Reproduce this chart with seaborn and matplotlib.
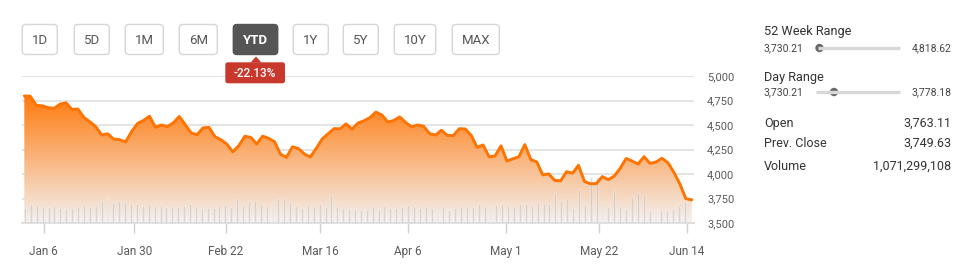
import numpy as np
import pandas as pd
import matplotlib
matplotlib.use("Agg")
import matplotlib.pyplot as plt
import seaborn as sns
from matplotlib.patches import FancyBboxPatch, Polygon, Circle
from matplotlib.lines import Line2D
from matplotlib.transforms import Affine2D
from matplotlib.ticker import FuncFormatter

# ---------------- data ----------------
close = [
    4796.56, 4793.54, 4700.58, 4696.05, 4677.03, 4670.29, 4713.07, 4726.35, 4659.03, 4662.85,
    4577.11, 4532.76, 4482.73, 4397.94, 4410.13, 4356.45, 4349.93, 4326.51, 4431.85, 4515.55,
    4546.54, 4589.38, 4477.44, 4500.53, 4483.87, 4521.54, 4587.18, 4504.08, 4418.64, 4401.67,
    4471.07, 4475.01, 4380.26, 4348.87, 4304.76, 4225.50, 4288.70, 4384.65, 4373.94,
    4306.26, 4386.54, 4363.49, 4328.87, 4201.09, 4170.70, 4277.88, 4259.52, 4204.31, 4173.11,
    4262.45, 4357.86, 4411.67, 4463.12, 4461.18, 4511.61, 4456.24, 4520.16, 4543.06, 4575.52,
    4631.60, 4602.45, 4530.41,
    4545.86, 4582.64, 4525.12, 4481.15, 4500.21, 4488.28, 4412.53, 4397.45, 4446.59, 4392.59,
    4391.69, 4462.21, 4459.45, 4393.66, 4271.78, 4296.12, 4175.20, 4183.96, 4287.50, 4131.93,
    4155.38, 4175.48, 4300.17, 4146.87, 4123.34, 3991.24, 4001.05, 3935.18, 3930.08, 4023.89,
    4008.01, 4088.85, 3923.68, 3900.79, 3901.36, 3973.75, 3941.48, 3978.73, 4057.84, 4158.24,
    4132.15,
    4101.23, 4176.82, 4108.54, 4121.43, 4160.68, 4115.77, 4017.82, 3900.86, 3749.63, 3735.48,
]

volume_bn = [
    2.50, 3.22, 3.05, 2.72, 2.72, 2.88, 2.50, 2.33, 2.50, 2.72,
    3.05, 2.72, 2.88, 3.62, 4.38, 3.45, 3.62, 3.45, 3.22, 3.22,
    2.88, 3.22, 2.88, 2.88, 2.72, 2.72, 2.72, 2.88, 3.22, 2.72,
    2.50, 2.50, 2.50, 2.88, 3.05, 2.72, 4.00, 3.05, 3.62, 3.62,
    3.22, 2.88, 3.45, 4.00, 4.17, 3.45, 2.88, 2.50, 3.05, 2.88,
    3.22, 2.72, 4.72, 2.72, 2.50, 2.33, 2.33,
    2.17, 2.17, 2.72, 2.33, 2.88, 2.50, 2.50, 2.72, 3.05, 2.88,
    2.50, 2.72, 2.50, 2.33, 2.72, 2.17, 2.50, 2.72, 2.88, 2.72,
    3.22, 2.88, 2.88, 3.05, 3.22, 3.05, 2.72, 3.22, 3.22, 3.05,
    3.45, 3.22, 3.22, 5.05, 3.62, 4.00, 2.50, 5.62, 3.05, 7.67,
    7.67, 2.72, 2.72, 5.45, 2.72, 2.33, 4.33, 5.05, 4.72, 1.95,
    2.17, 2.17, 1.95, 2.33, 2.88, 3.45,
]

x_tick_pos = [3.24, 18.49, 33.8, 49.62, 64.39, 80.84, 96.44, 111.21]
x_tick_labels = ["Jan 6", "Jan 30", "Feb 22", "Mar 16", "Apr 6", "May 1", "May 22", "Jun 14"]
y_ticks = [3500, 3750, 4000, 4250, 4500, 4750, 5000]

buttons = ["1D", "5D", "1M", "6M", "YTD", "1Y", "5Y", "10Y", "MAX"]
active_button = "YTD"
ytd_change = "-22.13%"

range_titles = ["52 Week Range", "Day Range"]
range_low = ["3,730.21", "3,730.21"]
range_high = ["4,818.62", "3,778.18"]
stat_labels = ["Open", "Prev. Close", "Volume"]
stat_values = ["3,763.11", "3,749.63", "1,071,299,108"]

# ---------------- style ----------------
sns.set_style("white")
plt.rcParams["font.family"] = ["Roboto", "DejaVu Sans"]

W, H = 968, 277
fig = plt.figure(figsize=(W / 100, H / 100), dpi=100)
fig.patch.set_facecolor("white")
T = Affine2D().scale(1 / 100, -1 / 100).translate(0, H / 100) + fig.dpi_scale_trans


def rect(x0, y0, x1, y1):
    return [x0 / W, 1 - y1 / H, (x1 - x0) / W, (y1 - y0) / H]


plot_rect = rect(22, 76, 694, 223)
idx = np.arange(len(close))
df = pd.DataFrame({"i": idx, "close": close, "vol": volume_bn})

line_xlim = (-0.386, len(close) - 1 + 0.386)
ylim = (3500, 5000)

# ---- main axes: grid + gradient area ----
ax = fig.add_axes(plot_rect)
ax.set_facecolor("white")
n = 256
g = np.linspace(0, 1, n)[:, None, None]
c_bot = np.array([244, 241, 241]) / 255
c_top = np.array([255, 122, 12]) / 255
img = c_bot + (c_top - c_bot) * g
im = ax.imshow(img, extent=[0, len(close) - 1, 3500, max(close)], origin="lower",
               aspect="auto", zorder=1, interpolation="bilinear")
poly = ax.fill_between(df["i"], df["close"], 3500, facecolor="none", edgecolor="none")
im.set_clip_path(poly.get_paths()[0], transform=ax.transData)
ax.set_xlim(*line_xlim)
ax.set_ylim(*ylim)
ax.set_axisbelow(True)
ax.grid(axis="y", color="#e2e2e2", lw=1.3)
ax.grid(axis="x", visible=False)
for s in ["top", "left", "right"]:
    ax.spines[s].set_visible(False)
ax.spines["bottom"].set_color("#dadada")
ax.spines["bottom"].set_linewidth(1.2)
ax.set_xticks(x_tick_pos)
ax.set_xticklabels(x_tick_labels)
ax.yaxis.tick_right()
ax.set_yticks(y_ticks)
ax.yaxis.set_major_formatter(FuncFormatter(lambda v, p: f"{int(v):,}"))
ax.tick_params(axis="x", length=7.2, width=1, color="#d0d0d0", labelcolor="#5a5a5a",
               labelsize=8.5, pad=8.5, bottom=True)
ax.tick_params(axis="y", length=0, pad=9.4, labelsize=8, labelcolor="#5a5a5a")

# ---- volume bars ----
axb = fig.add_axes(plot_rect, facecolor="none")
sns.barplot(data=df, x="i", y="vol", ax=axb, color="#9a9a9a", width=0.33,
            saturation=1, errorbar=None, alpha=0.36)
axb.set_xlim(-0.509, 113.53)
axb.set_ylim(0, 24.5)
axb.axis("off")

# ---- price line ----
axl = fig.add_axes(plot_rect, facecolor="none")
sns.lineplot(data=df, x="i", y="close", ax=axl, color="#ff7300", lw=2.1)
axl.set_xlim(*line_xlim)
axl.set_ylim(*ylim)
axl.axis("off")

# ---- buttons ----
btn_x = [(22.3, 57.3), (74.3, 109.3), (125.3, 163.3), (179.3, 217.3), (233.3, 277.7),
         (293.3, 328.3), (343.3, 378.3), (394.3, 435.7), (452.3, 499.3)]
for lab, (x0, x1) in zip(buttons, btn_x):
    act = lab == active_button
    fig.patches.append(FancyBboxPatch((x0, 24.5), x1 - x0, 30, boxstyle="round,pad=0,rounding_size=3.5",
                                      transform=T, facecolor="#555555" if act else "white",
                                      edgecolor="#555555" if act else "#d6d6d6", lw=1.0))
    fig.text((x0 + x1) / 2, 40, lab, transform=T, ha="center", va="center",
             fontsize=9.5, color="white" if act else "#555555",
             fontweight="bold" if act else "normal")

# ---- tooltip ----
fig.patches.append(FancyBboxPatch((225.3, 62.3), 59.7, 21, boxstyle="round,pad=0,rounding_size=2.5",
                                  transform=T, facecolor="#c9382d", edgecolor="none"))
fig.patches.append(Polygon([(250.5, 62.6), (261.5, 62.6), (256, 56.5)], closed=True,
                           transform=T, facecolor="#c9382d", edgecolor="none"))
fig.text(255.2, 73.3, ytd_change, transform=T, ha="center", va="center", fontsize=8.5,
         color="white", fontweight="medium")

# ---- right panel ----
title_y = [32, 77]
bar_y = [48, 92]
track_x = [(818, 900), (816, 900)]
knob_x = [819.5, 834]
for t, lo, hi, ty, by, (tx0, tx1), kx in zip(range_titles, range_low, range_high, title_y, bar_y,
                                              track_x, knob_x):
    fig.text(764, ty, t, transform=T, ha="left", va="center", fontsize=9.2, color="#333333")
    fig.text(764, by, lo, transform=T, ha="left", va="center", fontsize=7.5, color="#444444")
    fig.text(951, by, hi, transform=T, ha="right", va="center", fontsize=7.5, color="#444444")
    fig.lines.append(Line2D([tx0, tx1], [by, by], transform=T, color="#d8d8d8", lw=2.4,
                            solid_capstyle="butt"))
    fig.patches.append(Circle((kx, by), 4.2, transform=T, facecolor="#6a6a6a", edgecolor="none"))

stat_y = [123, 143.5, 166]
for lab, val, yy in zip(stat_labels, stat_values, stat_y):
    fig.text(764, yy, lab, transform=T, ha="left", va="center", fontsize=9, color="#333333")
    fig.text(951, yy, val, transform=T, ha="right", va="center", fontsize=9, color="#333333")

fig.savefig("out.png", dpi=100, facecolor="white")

• [What to produce]:
Each line with the string "seaborn" in it needs to be found and copied.

• [The answer]:
Reproduce this chart with seaborn and matplotlib.
import seaborn as sns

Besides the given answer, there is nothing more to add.